La abuela Valentina era de aquellas mujeres que defendían a capa y espada cualquier argumento que creyera legítimo, independientemente de si su legitimidad y la del resto del mundo coincidían. Fue una de las personalidades notorias y famosas que firmó el manifiesto a favor del uso de mascarillas, aunque el riesgo al contagio del coronavirus dejó de ser un peligro al año de la pandemia de 2020. Decía que, independientemente de virus, así se evitaba reconocer a nadie y verlos hacer cochinadas. Ella sí que tenía una razón de peso para defender que ahora tengamos la cara tapada en lugares públicos.

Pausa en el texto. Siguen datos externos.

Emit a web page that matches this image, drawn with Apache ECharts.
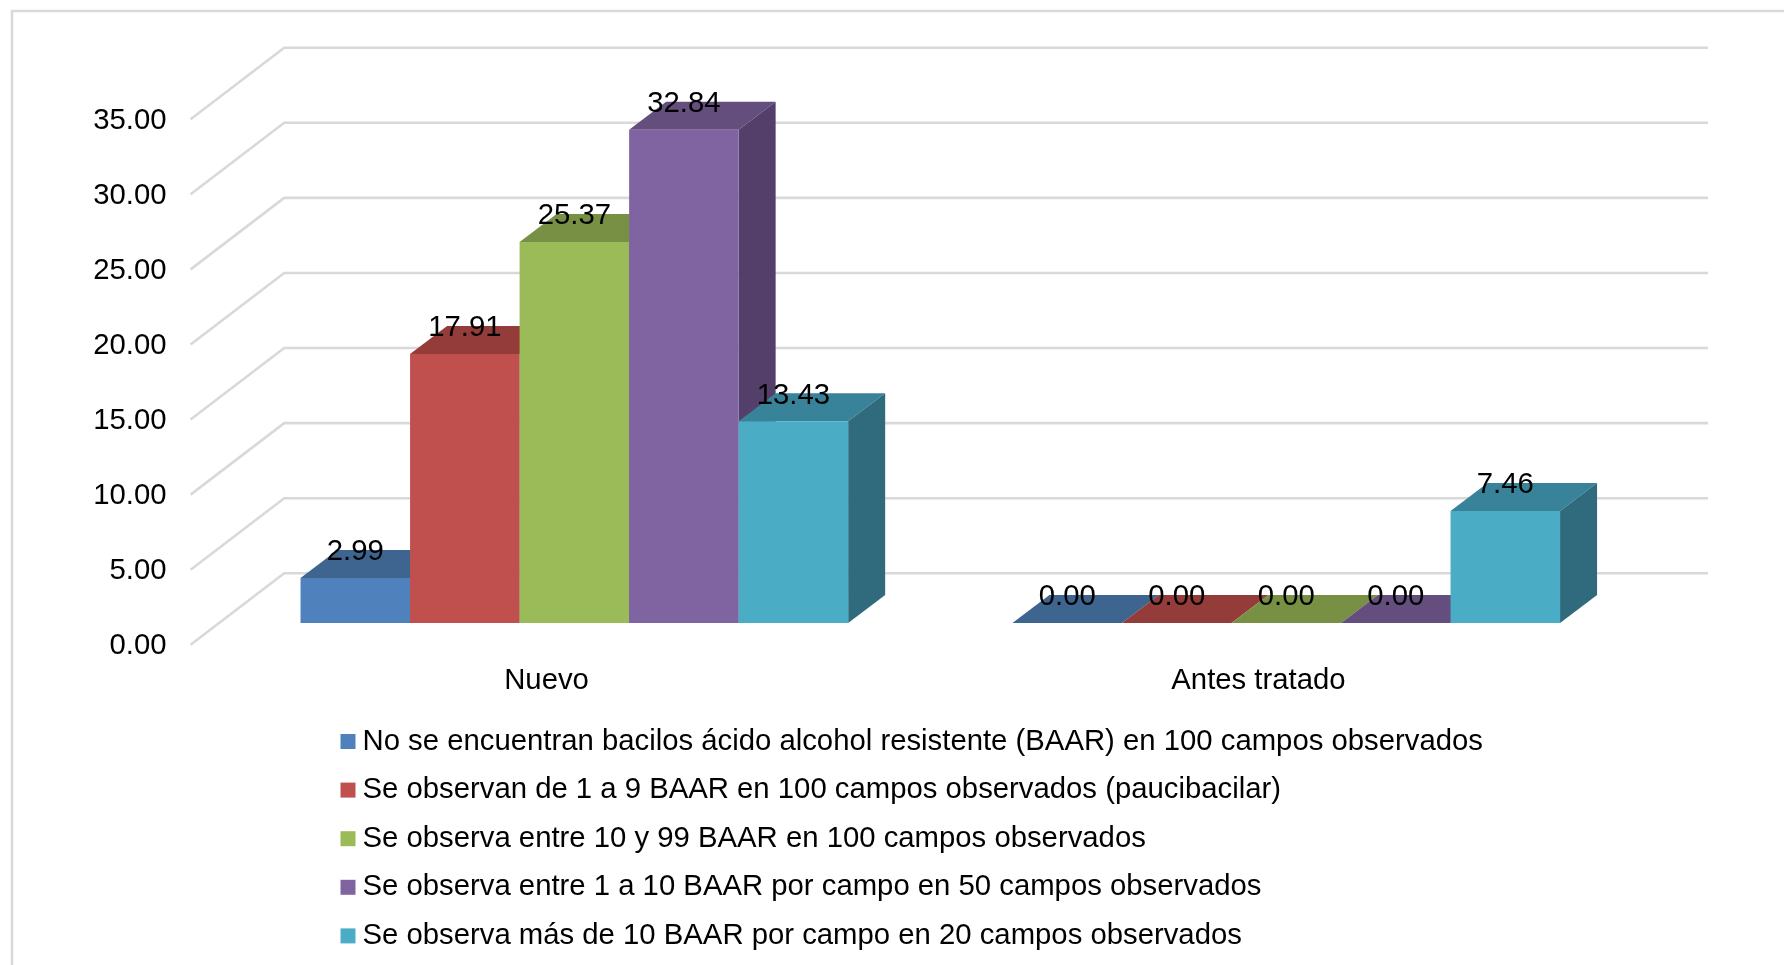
<!DOCTYPE html>
<html>
<head>
<meta charset="utf-8">
<style>
html, body { margin: 0; padding: 0; background: #fff; }
#chart { width: 1784px; height: 965px; }
</style>
<script src="https://cdn.jsdelivr.net/npm/echarts@6/dist/echarts.min.js"></script>
</head>
<body>
<div id="chart"></div>
<script>
const categories = ['Nuevo', 'Antes tratado'];
const seriesNames = [
	'No se encuentran bacilos ácido alcohol resistente (BAAR) en 100 campos observados',
	'Se observan de 1 a 9 BAAR en 100 campos observados (paucibacilar)',
	'Se observa entre 10 y 99 BAAR en 100 campos observados',
	'Se observa entre 1 a 10 BAAR por campo en 50 campos observados',
	'Se observa más de 10 BAAR por campo en 20 campos observados'
];
const noBaar = [2.99, 0];
const paucibacilar = [17.91, 0];
const entre10y99 = [25.37, 0];
const entre1y10 = [32.84, 0];
const masDe10 = [13.43, 7.46];
const seriesValues = [noBaar, paucibacilar, entre10y99, entre1y10, masDe10];
const ticks = [0, 5, 10, 15, 20, 25, 30, 35];

const frontColors = ['#4f81bd', '#c0504d', '#9bbb59', '#8064a2', '#4bacc6'];
const topColors = ['#3e6490', '#933c3a', '#779044', '#644e7e', '#39839a'];
const sideColors = ['#33527a', '#7a3230', '#62763a', '#533f6a', '#2f6b7c'];

const FONT = '"Liberation Sans", Arial, sans-serif';
const FONT_SIZE = 29.3;
// profundidad de la pared completa y de la barra (pseudo 3D)
const WALL_DX = 93.6, WALL_DY = 71.5;
const BAR_DX = 37, BAR_DY = 28;
const BAR_SHIFT_X = 27.8, BAR_SHIFT_Y = 21.8;
const GAP_SHARE = 6.5; // 5 barras + 150% de hueco

function renderWall(params, api) {
	const rect = params.coordSys;
	const y = api.coord([0, api.value(1)])[1];
	return {
		type: 'polyline',
		silent: true,
		shape: {
			points: [
				[rect.x, y],
				[rect.x + WALL_DX, y - WALL_DY],
				[rect.x + rect.width + WALL_DX, y - WALL_DY]
			]
		},
		style: { fill: null, stroke: '#d9d9d9', lineWidth: 2.6 }
	};
}

function renderBar(index) {
	return function (params, api) {
		const catIdx = api.value(0);
		const val = api.value(1);
		const center = api.coord([catIdx, val]);
		const base = api.coord([catIdx, 0]);
		const barW = api.size([1, 0])[0] / GAP_SHARE;
		const x0 = center[0] + BAR_SHIFT_X + (index - 2.5) * barW;
		const x1 = x0 + barW;
		const yTop = center[1] - BAR_SHIFT_Y;
		const yBase = base[1] - BAR_SHIFT_Y;
		return {
			type: 'group',
			children: [
				{
					type: 'polygon',
					shape: { points: [[x0, yTop], [x0 + BAR_DX, yTop - BAR_DY], [x1 + BAR_DX, yTop - BAR_DY], [x1, yTop]] },
					style: { fill: topColors[index] }
				},
				{
					type: 'polygon',
					shape: { points: [[x1, yTop], [x1 + BAR_DX, yTop - BAR_DY], [x1 + BAR_DX, yBase - BAR_DY], [x1, yBase]] },
					style: { fill: sideColors[index] }
				},
				{
					type: 'polygon',
					shape: { points: [[x0, yTop], [x1, yTop], [x1, yBase], [x0, yBase]] },
					style: { fill: frontColors[index] }
				},
				{
					type: 'text',
					z2: 100,
					style: {
						text: val.toFixed(2),
						x: (x0 + x1) / 2,
						y: yTop - BAR_DY + 2.2,
						align: 'center',
						verticalAlign: 'middle',
						fontFamily: FONT,
						fontSize: FONT_SIZE,
						fill: '#000'
					}
				}
			]
		};
	};
}

const chart = echarts.init(document.getElementById('chart'), null, { renderer: 'canvas' });

const barSeries = seriesNames.map((name, i) => ({
	name: name,
	type: 'custom',
	renderItem: renderBar(i),
	clip: false,
	itemStyle: { color: frontColors[i] },
	encode: { x: 0, y: 1 },
	data: seriesValues[i].map((v, c) => [c, v])
}));

chart.setOption({
	animation: false,
	backgroundColor: '#fff',
	graphic: [{
		type: 'polyline',
		silent: true,
		shape: { points: [[12, 965], [12, 11], [1784, 11]] },
		style: { fill: null, stroke: '#d9d9d9', lineWidth: 2.5 }
	}],
	grid: { left: 190.6, top: 119.2, width: 1423.8, height: 525.6 },
	legend: {
		orient: 'vertical',
		left: 340.5,
		top: 727,
		padding: 0,
		itemWidth: 15,
		itemHeight: 15,
		itemGap: 19.6,
		selectedMode: false,
		data: seriesNames.map(n => ({ name: n, icon: 'rect' })),
		textStyle: { fontFamily: FONT, fontSize: FONT_SIZE, lineHeight: 28, color: '#000', padding: [0, 0, 0, 2] }
	},
	xAxis: {
		type: 'category',
		data: categories,
		axisLine: { show: false },
		axisTick: { show: false },
		axisLabel: { margin: 22, color: '#000', fontFamily: FONT, fontSize: FONT_SIZE }
	},
	yAxis: {
		type: 'value',
		min: 0,
		max: 35,
		interval: 5,
		axisLine: { show: false },
		axisTick: { show: false },
		splitLine: { show: false },
		// verticalAlign top + lineHeight pequeño: baja el texto 1-2px respecto a la marca
		axisLabel: { margin: 24, color: '#000', fontFamily: FONT, fontSize: FONT_SIZE, verticalAlign: 'top', lineHeight: 3, formatter: v => v.toFixed(2) }
	},
	series: [{
		name: 'pared',
		type: 'custom',
		renderItem: renderWall,
		silent: true,
		clip: false,
		encode: { x: 0, y: 1 },
		data: ticks.map(t => [0, t])
	}].concat(barSeries)
});
</script>
</body>
</html>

Contaba la abuela que siempre le dieron un asco horrible los aeropuertos desde que, allá por el año 2017, antes de que el uso de las mascarillas fuera obligatorio -mucho antes-, presenciara el episodio más repugnante que había visto jamás.
Relataba a todo aquel que se interesara lo más mínimo por esa historia, que en mayo de ese año, a punto de coger un avión en el aeropuerto de Barajas para recibir uno de sus primeros reconocimientos internacionales como joven promesa del violín en Varsovia, se sentó a esperar junto a la puerta de embarque y descubrió, sentado también frente a ella, al prestigioso violinista polaco Rahel Kostka mirando su móvil. Entonces era habitual volar entre ciudades y se permitía a los viajeros compartir salas de espera atiborradas de cómodas sillas sin tener en cuenta la distancia social de seguridad.

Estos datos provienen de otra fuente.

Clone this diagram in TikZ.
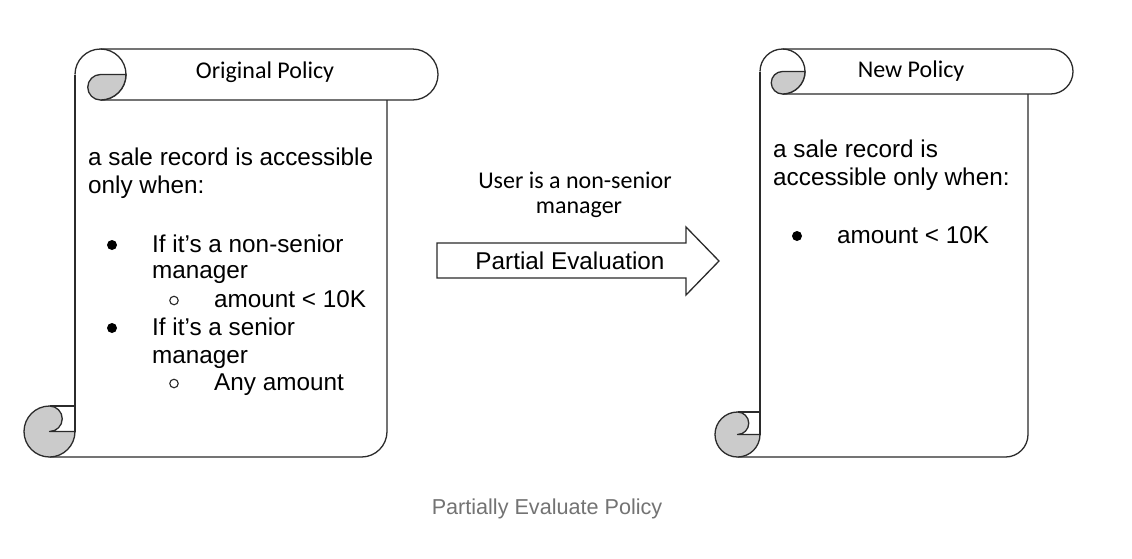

Tardó un par de minutos en valorar la posibilidad de acercarse a él y pedirle humildemente un selfi. A la par que se levantaba y apretaba amorosa el estuche con su violín al pecho para impedir que un inquieto corazón se escapara por entre los botones de su camisa, justo a la par de ese movimiento, contaba, el hombre se metió el dedo índice de la mano derecha en el agujero de la nariz, hurgó a conciencia, arrastró lo que debía ser un moco bastante contundente, viscoso, y lo pegó a continuación debajo de su asiento, sin dejar de mirar abstraído lo que quiera que estuviese viendo en el móvil. Si me permiten una pequeña confesión, en su casa también era obligatorio el uso de mascarillas y en su testamento especifica que la entierren con un buen puñado de ellas.